The following press release was published by the U.S. Department of Justice, Office of the United States Attorneys on April 9, 2013. It is reproduced in full below.

KANSAS CITY, KAN. - A Miami County was sentenced Monday to 12 months house arrest and five years on probation for failing to pay income taxes on money he made as a consultant in Iraq, U.S. Attorney Barry Grissom said today.

Gregory S. Light, 43, Louisburg, Kan., pleaded guilty to one count of tax evasion. In his plea, he admitted that while he was a lieutenant colonel in the Kansas Army National Guard he was deployed to Iraq. After his deployment ended, he returned to Iraq to work as a subcontractor with his own company, Lighthouse Consulting.

One contractor wired him a monthly salary and another paid him in cash.
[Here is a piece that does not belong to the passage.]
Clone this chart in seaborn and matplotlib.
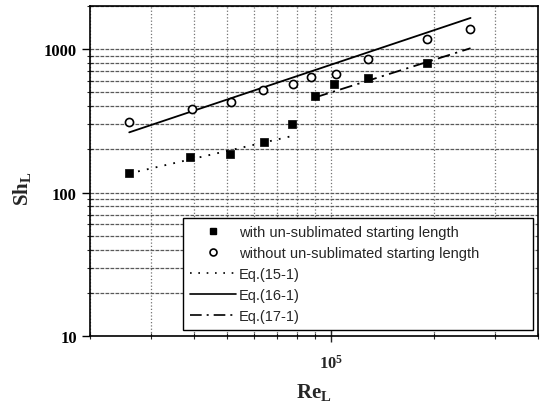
import numpy as np
import pandas as pd
import matplotlib
matplotlib.use("Agg")
import matplotlib.pyplot as plt
import matplotlib.ticker as mticker
from matplotlib.lines import Line2D
import seaborn as sns

re_with = [2.6e4, 3.9e4, 5.1e4, 6.4e4, 7.7e4, 9.0e4, 1.02e5, 1.28e5, 1.91e5]
sh_with = [136, 176, 187, 227, 302, 469, 575, 627, 805]

re_without = [2.6e4, 3.95e4, 5.15e4, 6.35e4, 7.8e4, 8.8e4, 1.04e5, 1.28e5, 1.91e5, 2.54e5]
sh_without = [309, 380, 426, 520, 575, 637, 675, 851, 1176, 1380]

# correlacoes (extremos das retas)
eq15_re = [2.6e4, 7.85e4]
eq15_sh = [136, 250]
eq16_re = [2.6e4, 2.55e5]
eq16_sh = [263, 1650]
eq17_re = [9.05e4, 2.55e5]
eq17_sh = [462, 1015]

legend_labels = ["with un-sublimated starting length",
                 "without un-sublimated starting length",
                 "Eq.(15-1)", "Eq.(16-1)", "Eq.(17-1)"]

sns.set_style("ticks")
plt.rcParams['font.family'] = ['Liberation Sans', 'DejaVu Sans']
plt.rcParams['mathtext.fontset'] = 'custom'
plt.rcParams['mathtext.rm'] = 'Liberation Serif'
plt.rcParams['mathtext.bf'] = 'Liberation Serif:bold'

fig = plt.figure(figsize=(5.4, 4.1), dpi=100)
ax = fig.add_axes([0.1667, 0.178, 0.8293, 0.805])

dotted = (0, (1, 4))
dashdot = (0, (7, 3, 1.2, 3))

sns.lineplot(x=eq15_re, y=eq15_sh, ax=ax, color='black', lw=1.3, linestyle=dotted)
sns.lineplot(x=eq16_re, y=eq16_sh, ax=ax, color='black', lw=1.3)
sns.lineplot(x=eq17_re, y=eq17_sh, ax=ax, color='black', lw=1.3, linestyle=dashdot)

sns.scatterplot(x=re_with, y=sh_with, ax=ax, marker='s', s=38, color='black',
                edgecolor='black', zorder=5)
sns.scatterplot(x=re_without, y=sh_without, ax=ax, marker='o', s=34, facecolor='white',
                edgecolor='black', linewidth=1.2, zorder=5)

ax.set_xscale('log')
ax.set_yscale('log')
ax.set_xlim(2e4, 4e5)
ax.set_ylim(10, 2000)

# grade
ax.yaxis.set_minor_locator(mticker.LogLocator(base=10, subs=np.arange(2, 10)))
ax.xaxis.set_minor_locator(mticker.LogLocator(base=10, subs=np.arange(2, 10)))
ax.xaxis.set_minor_formatter(mticker.NullFormatter())
ax.yaxis.set_minor_formatter(mticker.NullFormatter())
ax.grid(which='both', axis='y', color='0.35', ls=(0, (3, 1)), lw=0.9)
ax.grid(which='both', axis='x', color='0.45', ls=':', lw=0.9)

ax.set_xticks([1e5])
ax.set_xticklabels([r'$\mathbf{10^{5}}$'])
ax.set_yticks([10, 100, 1000])
ax.set_yticklabels(['10', '100', '1000'])
for t in ax.get_yticklabels():
    t.set_family('Liberation Serif')
    t.set_weight('bold')
    t.set_fontsize(12)
for t in ax.get_xticklabels():
    t.set_fontsize(12)

ax.tick_params(which='major', axis='y', direction='out', length=6, width=1, colors='black')
ax.tick_params(which='major', axis='x', direction='inout', length=8, width=1, pad=8)
ax.tick_params(which='minor', direction='inout', length=5, width=0.8)

for sp in ax.spines.values():
    sp.set_color('black')
    sp.set_linewidth(1.2)

ax.set_xlabel(r'$\mathbf{Re}_{\mathbf{L}}$', fontsize=15, labelpad=8)
ax.set_ylabel(r'$\mathbf{Sh}_{\mathbf{L}}$', fontsize=15)
ax.yaxis.set_label_coords(-0.125, 0.45)

handles = [
    Line2D([], [], ls='none', marker='s', color='black', markersize=5),
    Line2D([], [], ls='none', marker='o', markerfacecolor='white', markeredgecolor='black',
           markeredgewidth=1.2, markersize=5),
    Line2D([], [], color='black', lw=1.2, ls=dotted),
    Line2D([], [], color='black', lw=1.2),
    Line2D([], [], color='black', lw=1.2, ls=dashdot),
]
leg = ax.legend(handles, legend_labels, loc='lower left',
                bbox_to_anchor=(0.208, 0.018, 0.781, 0.36), mode='expand',
                fontsize=10.5, frameon=True, fancybox=False, framealpha=1,
                edgecolor='black', handlelength=3.1, handletextpad=0.2,
                labelspacing=0.47, borderpad=0.5, borderaxespad=0)
leg.get_frame().set_linewidth(1.0)

fig.savefig('out.png', dpi=100)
Light reported on his tax returns only the salary that was wired to him. With the cash compensation, he bought postal money orders to bring back to the United States when he returned approximately once every three months. He stored the money orders in a safe deposit box and cashed them a little at a time so the bank would not file a report on the transaction.

All told, he failed to report $313,781 in income and failed to pay $81,886 he owed in income taxes.

Grissom commended the Internal Revenue Service, the Defense Criminal Investigative Service (DCIS), the Army Criminal Investigative Division (CID), the Special Inspector General For Iraq Reconstruction (SIGIR) and Assistant U.S. Attorney David Smith for their work on the case.